» YOUR INSTRUCTIONS
List each line holding the string "chart".

----- INFORMATION PROVIDED -----

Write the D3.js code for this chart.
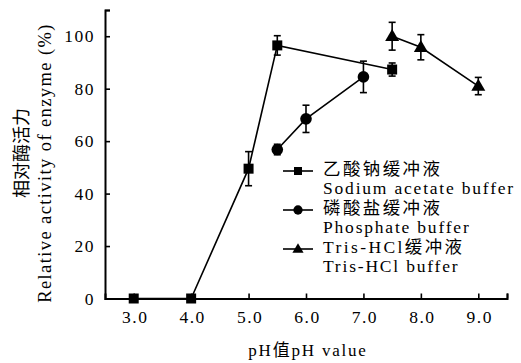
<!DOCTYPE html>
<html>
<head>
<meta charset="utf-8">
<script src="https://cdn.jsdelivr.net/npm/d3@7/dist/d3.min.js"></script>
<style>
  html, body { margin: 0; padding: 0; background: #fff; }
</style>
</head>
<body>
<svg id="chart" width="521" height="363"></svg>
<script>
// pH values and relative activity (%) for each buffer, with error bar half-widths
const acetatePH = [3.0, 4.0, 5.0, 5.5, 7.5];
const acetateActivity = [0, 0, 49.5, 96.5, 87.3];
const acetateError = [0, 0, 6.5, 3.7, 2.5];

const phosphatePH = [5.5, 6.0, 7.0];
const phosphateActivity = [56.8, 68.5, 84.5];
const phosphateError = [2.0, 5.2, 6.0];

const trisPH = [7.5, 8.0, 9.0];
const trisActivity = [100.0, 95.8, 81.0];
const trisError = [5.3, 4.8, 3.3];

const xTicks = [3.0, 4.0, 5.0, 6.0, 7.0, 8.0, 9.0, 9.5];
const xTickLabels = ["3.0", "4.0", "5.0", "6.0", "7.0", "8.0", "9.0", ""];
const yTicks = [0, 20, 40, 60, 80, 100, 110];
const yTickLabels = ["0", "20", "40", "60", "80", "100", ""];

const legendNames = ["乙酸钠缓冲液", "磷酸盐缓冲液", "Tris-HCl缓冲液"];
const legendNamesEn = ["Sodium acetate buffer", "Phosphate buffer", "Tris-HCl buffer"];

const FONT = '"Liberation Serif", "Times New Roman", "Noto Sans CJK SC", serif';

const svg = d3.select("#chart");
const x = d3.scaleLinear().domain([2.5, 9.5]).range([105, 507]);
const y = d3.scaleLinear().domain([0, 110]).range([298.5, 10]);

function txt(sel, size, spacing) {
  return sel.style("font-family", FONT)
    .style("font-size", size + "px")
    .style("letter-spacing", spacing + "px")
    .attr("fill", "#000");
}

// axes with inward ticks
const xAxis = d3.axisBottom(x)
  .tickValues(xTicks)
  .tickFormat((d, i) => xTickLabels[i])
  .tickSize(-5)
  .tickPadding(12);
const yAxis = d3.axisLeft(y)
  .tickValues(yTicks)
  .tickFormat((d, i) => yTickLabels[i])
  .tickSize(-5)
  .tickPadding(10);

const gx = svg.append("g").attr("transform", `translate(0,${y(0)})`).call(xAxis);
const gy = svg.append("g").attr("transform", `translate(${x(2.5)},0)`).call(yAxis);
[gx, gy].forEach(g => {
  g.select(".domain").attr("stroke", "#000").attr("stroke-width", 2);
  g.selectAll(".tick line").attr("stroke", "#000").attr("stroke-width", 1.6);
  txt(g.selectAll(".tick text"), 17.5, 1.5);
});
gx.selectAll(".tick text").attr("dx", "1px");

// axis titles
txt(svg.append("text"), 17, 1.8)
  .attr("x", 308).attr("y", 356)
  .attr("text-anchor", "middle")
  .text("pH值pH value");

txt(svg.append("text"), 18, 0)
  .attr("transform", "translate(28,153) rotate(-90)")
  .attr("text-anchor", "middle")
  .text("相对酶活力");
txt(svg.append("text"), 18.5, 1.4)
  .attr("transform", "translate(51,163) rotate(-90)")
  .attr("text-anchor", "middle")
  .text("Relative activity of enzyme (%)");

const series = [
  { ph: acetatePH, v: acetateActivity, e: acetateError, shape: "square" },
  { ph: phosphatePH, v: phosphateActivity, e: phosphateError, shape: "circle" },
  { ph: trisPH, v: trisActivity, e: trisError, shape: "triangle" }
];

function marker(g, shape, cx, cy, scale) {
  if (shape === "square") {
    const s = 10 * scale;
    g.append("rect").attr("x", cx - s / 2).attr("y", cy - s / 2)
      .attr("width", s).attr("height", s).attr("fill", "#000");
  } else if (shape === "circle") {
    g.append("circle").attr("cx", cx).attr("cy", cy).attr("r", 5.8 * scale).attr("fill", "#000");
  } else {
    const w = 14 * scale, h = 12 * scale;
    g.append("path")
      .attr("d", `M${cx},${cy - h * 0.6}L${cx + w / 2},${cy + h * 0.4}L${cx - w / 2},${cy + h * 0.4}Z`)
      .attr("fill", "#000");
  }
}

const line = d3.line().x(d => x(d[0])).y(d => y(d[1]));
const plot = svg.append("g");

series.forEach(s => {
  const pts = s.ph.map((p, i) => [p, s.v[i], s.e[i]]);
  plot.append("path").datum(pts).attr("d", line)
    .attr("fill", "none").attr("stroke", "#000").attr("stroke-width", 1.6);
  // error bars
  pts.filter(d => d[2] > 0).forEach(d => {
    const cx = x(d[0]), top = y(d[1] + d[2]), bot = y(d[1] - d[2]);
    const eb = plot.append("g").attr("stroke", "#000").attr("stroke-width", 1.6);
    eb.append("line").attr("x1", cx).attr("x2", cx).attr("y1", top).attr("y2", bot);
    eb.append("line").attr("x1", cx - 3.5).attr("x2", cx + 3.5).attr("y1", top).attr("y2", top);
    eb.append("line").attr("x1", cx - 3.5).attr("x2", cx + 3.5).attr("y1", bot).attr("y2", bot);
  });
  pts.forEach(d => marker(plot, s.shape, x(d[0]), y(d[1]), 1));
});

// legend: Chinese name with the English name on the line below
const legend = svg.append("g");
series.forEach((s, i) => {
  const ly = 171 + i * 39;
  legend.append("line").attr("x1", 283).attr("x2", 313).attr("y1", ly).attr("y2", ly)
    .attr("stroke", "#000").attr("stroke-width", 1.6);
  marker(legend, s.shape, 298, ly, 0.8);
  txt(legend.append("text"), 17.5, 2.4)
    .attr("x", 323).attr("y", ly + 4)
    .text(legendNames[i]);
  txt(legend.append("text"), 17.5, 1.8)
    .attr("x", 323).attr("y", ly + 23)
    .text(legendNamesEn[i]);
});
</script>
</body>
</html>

-----

» ANSWER TO THE EXERCISE
Write the D3.js code for this chart.
<svg id="chart" width="521" height="363"></svg>
const svg = d3.select("#chart");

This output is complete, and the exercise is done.